The latest Dublin PMI survey shows that the re-imposition of COVID-19 lockdown measures at the start of 2021 had a severe impact on business activity in Dublin’s private sector in Q1
The survey, produced by IHS Markit for Dublin City Council, shows that the overall business activity measure fell to 40.4. This indicates severe contraction although at a lesser extent than in Q2 2020 during the first lockdown. Business activity also decreased sharply across the Rest of Ireland.
All three monitored sectors posted reductions in business activity. This was led by construction where all but essential work was prohibited. Lesser reductions were seen across the manufacturing and services categories.
Dublin & Ireland PMI
COVID-19 restrictions also caused a steep drop in new orders at Dublin companies in the first quarter of 2021. This decline was the sharpest since Q2 2020 but was much softer than that seen during the first lockdown.
Following three successive quarters of job cuts, employment increased marginally in Dublin in Q1. This is despite declining workloads and suggests that firms opted to retain staff ahead of the expected easing of restrictions. However, this was not the case for the Rest of Ireland which saw a reduction in staffing levels.
While business activity in the capital remained severely curtailed in Q1 there were some signs of confidence as indicated by the stabilisation in employment. The gradual reopening of the economy, starting with construction this month, should help business activity levels to recover in Q2.
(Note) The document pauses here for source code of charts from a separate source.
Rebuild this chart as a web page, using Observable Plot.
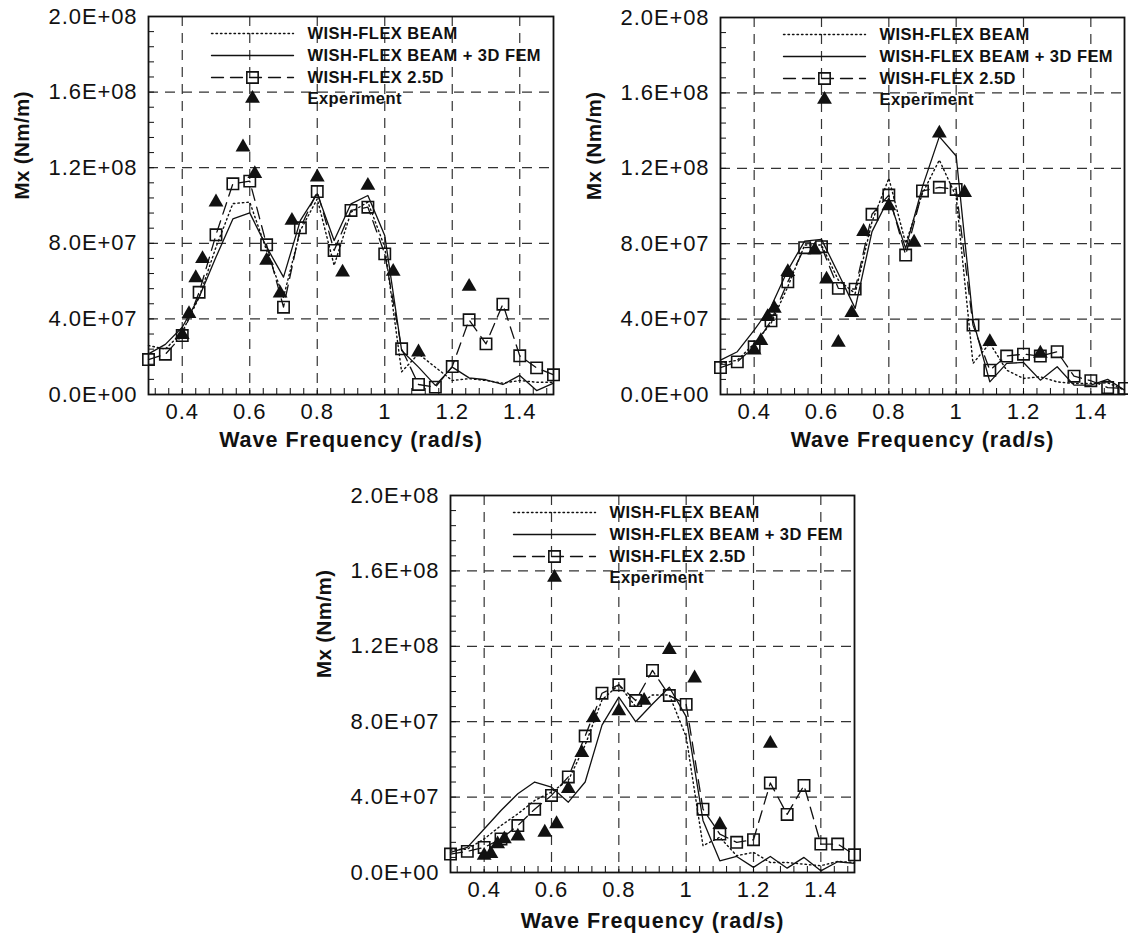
<!DOCTYPE html>
<html>
<head>
<meta charset="utf-8">
<script src="https://cdn.jsdelivr.net/npm/d3@7"></script>
<script src="https://cdn.jsdelivr.net/npm/@observablehq/plot@0.6"></script>
<style>
  html, body { margin: 0; padding: 0; background: #fff; }
  #wrap { position: relative; width: 1128px; height: 939px; overflow: hidden; }
  .panel { position: absolute; }
  .panel svg { max-width: none !important; overflow: visible; }
</style>
</head>
<body>
<div id="wrap"></div>
<script>
// ---------------- DATA (Mx values in units of 1E+07 Nm/m) ----------------
const freq = [0.30, 0.35, 0.40, 0.45, 0.50, 0.55, 0.60, 0.65, 0.70, 0.75, 0.80, 0.85, 0.90,
              0.95, 1.00, 1.05, 1.10, 1.15, 1.20, 1.25, 1.30, 1.35, 1.40, 1.45, 1.50];
const expFreq = [0.40, 0.42, 0.44, 0.46, 0.50, 0.58, 0.615, 0.65, 0.69, 0.725, 0.80, 0.875,
                 0.95, 1.025, 1.10, 1.25];

// Panel 1 (top-left)
const beam1 = [2.59, 2.40, 3.30, 5.15, 7.80, 10.10, 10.18, 7.62, 5.15, 8.68, 10.35, 6.83, 9.65,
               10.18, 7.80, 1.20, 2.15, 1.44, 0.74, 0.84, 0.74, 0.60, 0.74, 0.65, 0.65];
const fem1  = [2.15, 2.65, 3.56, 5.15, 7.27, 9.29, 9.61, 7.80, 6.21, 9.21, 10.62, 8.15, 10.09,
               10.53, 8.41, 2.33, 1.45, 0.48, 1.45, 0.88, 0.78, 0.53, 1.01, 0.21, 0.60];
const tdf1  = [1.85, 2.13, 3.12, 5.41, 8.45, 11.15, 11.29, 7.92, 4.62, 8.82, 10.74, 7.62, 9.74,
               9.91, 7.44, 2.42, 0.53, 0.39, 1.48, 3.95, 2.68, 4.78, 2.05, 1.41, 1.04];
const exp1  = [3.16, 4.27, 6.17, 7.18, 10.18, 13.09, 11.68, 7.09, 5.36, 9.21, 11.50, 6.47,
               11.06, 6.51, 2.24, 5.71];

// Panel 2 (top-right)
const beam2 = [1.65, 1.82, 2.70, 3.77, 5.72, 7.93, 7.93, 6.07, 5.36, 9.17, 11.47, 8.02, 10.67,
               12.44, 10.50, 1.65, 2.72, 1.29, 0.85, 0.94, 0.67, 0.58, 0.58, 0.62, 0.23];
const fem2  = [1.82, 2.27, 3.42, 4.65, 6.60, 8.14, 8.23, 6.42, 4.57, 8.64, 10.41, 7.75, 11.03,
               13.68, 12.65, 3.95, 0.67, 1.65, 1.70, 0.76, 1.47, 0.50, 0.50, 0.80, 0.23];
const tdf2  = [1.43, 1.73, 2.53, 3.91, 5.98, 7.79, 7.84, 5.63, 5.59, 9.56, 10.58, 7.40, 10.80,
               10.99, 10.88, 3.68, 1.29, 2.04, 2.14, 2.04, 2.27, 0.97, 0.73, 0.37, 0.32];
const exp2  = [2.35, 2.85, 4.12, 4.57, 6.51, 7.66, 6.11, 2.76, 4.34, 8.64, 10.00, 8.07,
               13.86, 10.71, 2.80, 2.18];

// Panel 3 (bottom-centre)
const beam3 = [1.19, 1.24, 1.78, 2.49, 3.11, 3.82, 4.27, 4.89, 6.76, 9.16, 9.96, 8.80, 9.42,
               9.42, 7.20, 1.42, 1.87, 0.89, 1.07, 0.53, 0.53, 0.44, 0.36, 0.59, 0.53];
const fem3  = [1.07, 1.33, 2.31, 3.29, 4.18, 4.80, 4.53, 3.73, 4.80, 7.82, 9.30, 8.00, 8.94,
               9.83, 8.27, 2.76, 0.62, 0.85, 0.27, 0.85, 0.23, 0.80, 0.09, 0.57, 0.48];
const tdf3  = [0.98, 1.12, 1.33, 1.78, 2.49, 3.36, 4.09, 5.07, 7.24, 9.51, 9.96, 9.12, 10.72,
               9.39, 8.92, 3.36, 2.04, 1.60, 1.74, 4.75, 3.08, 4.62, 1.51, 1.51, 0.94];
const exp3  = [0.90, 1.00, 1.51, 1.78, 1.92, 2.13, 2.58, 4.44, 6.35, 8.21, 8.57, 9.12,
               11.82, 10.31, 2.54, 6.84];

const UNIT = 1e7;

// Series names and axis text
const seriesNames = ["WISH-FLEX BEAM", "WISH-FLEX BEAM + 3D FEM", "WISH-FLEX 2.5D", "Experiment"];
const xTitle = "Wave Frequency (rad/s)";
const yTitle = "Mx (Nm/m)";

// Ticks
const xDomain = [0.3, 1.5];
const yDomain = [0, 2e8];
const xTicks = [0.4, 0.6, 0.8, 1, 1.2, 1.4];
const xTickLabels = ["0.4", "0.6", "0.8", "1", "1.2", "1.4"];
const yTicks = [0, 4e7, 8e7, 1.2e8, 1.6e8, 2e8];
const yTickLabels = ["0.0E+00", "4.0E+07", "8.0E+07", "1.2E+08", "1.6E+08", "2.0E+08"];
const xGrid = [0.4, 0.6, 0.8, 1, 1.2, 1.4];
const yGrid = [4e7, 8e7, 1.2e8, 1.6e8];
const xMinor = d3.range(0, 31).map(i => +(0.32 + i * 0.04).toFixed(2)).filter(v => v < 1.5);
const yMinor = d3.range(1, 25).map(i => i * 8e6);

// ---------------- DRAWING ----------------
const FONT = '"Liberation Sans", Arial, Helvetica, sans-serif';
const INK = "#111";

function table(xs, vals) { return xs.map((x, i) => ({x, y: vals[i] * UNIT})); }

function panel(cfg) {
  const {left, top, width, height, mL, mT, mR, mB, beam, fem, tdf, exp, xTitleDy} = cfg;
  const plotW = width - mL - mR, plotH = height - mT - mB;
  // legend layout (pixel offsets from the frame's top-left) converted through the domain
  const fx = px => xDomain[0] + px / plotW * (xDomain[1] - xDomain[0]);
  const fy = py => yDomain[1] - py / plotH * (yDomain[1] - yDomain[0]);
  const rows = [17, 39, 61, 82];
  const legLine = r => [{x: fx(63), y: fy(r)}, {x: fx(145), y: fy(r)}];
  const legMark = r => [{x: fx(104), y: fy(r)}];

  const beamStyle = {stroke: INK, strokeWidth: 1.4, strokeDasharray: "1.5,3"};
  const femStyle  = {stroke: INK, strokeWidth: 1.3};
  const tdfStyle  = {stroke: INK, strokeWidth: 1.3, strokeDasharray: "12,7"};
  const sqStyle   = {symbol: "square", r: 6.4, stroke: INK, strokeWidth: 1.6, fill: "none"};
  const triStyle  = {symbol: "triangle", r: 5.5, fill: INK, stroke: "none"};

  const chart = Plot.plot({
    width, height,
    marginLeft: mL, marginTop: mT, marginRight: mR, marginBottom: mB,
    x: {domain: xDomain},
    y: {domain: yDomain},
    style: {fontFamily: FONT, color: INK, background: "transparent", overflow: "visible"},
    marks: [
      Plot.gridX(xGrid, {stroke: "#333", strokeOpacity: 1, strokeWidth: 1.2, strokeDasharray: "10,7"}),
      Plot.gridY(yGrid, {stroke: "#333", strokeOpacity: 1, strokeWidth: 1.2, strokeDasharray: "10,7"}),
      Plot.tickY(yMinor, {y: d => d, stroke: INK, strokeWidth: 1, insetRight: plotW - 6}),
      Plot.tickX(xMinor, {x: d => d, stroke: INK, strokeWidth: 1, insetTop: plotH - 6}),
      Plot.line(table(freq, beam), {x: "x", y: "y", ...beamStyle}),
      Plot.line(table(freq, fem), {x: "x", y: "y", ...femStyle}),
      Plot.line(table(freq, tdf), {x: "x", y: "y", ...tdfStyle}),
      Plot.dot(table(freq, tdf), {x: "x", y: "y", ...sqStyle}),
      Plot.dot(table(expFreq, exp), {x: "x", y: "y", ...triStyle}),
      Plot.frame({stroke: INK, strokeWidth: 1.8}),
      Plot.axisX(xTicks, {tickSize: 0, tickPadding: 9, fontSize: 22, label: null,
        tickFormat: d => xTickLabels[xTicks.indexOf(d)]}),
      Plot.axisY(yTicks, {tickSize: 0, tickPadding: 11, fontSize: 22, label: null,
        tickFormat: d => yTickLabels[yTicks.indexOf(d)]}),
      Plot.text([xTitle], {frameAnchor: "bottom", dy: xTitleDy, fontSize: 21.5, fontWeight: "bold",
        lineAnchor: "middle", fill: INK}),
      Plot.text([yTitle], {frameAnchor: "left", dx: -126, dy: -6, rotate: -90, fontSize: 20.5,
        fontWeight: "bold", fill: INK}),
      // legend
      Plot.line(legLine(rows[0]), {x: "x", y: "y", ...beamStyle}),
      Plot.line(legLine(rows[1]), {x: "x", y: "y", ...femStyle}),
      Plot.line(legLine(rows[2]), {x: "x", y: "y", ...tdfStyle}),
      Plot.dot(legMark(rows[2]), {x: "x", y: "y", ...sqStyle}),
      Plot.dot(legMark(rows[3]), {x: "x", y: "y", ...triStyle}),
      Plot.text(seriesNames, {x: () => fx(159), y: (d, i) => fy(rows[i]), text: d => d,
        textAnchor: "start", lineAnchor: "middle", fontSize: 16.5, fontWeight: "bold", fill: INK})
    ]
  });
  // the reference's lettering is slightly wider than the installed Arial-metric font
  const sel = d3.select(chart);
  sel.selectAll("g[font-size='22'] text").style("letter-spacing", "0.9px");
  sel.selectAll("g[font-size='21.5'] text").style("letter-spacing", "1px");
  sel.selectAll("g[font-size='20.5'] text").style("letter-spacing", "0.4px");
  sel.selectAll("g[font-size='16.5'] text").style("letter-spacing", "0.45px");

  const div = document.createElement("div");
  div.className = "panel";
  div.style.left = left + "px";
  div.style.top = top + "px";
  div.style.width = width + "px";
  div.style.height = height + "px";
  div.appendChild(chart);
  document.getElementById("wrap").appendChild(div);
}

panel({left: 0,   top: 0,   width: 560, height: 470, mL: 148, mT: 16, mR: 7, mB: 76,
       beam: beam1, fem: fem1, tdf: tdf1, exp: exp1, xTitleDy: 46});
panel({left: 572, top: 0,   width: 556, height: 470, mL: 148, mT: 17, mR: 4, mB: 76,
       beam: beam2, fem: fem2, tdf: tdf2, exp: exp2, xTitleDy: 46});
panel({left: 302, top: 478, width: 556, height: 461, mL: 148, mT: 17, mR: 4, mB: 67,
       beam: beam3, fem: fem3, tdf: tdf3, exp: exp3, xTitleDy: 49});
</script>
</body>
</html>
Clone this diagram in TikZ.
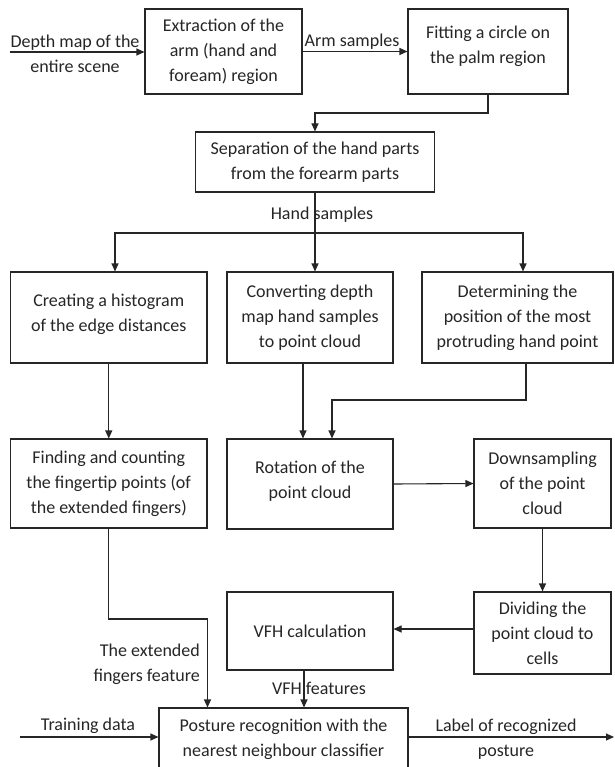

Commenting on the PMI, Andrew Harker, Economics Director at IHS Markit said:
“The strict COVID-19 lockdown in Ireland at the start of 2021 meant further woe for companies in Dublin. Restrictions led to steep reductions in both output and new orders, albeit ones that were less marked than seen during the worst of the pandemic in the second quarter of last year.
One positive from the latest set of results was a stabilisation of employment. Firms are seemingly deciding to look through the restrictions in the hope of better days ahead as the planned easing of COVID-19 controls and the ongoing vaccination programme help the economy to reopen.”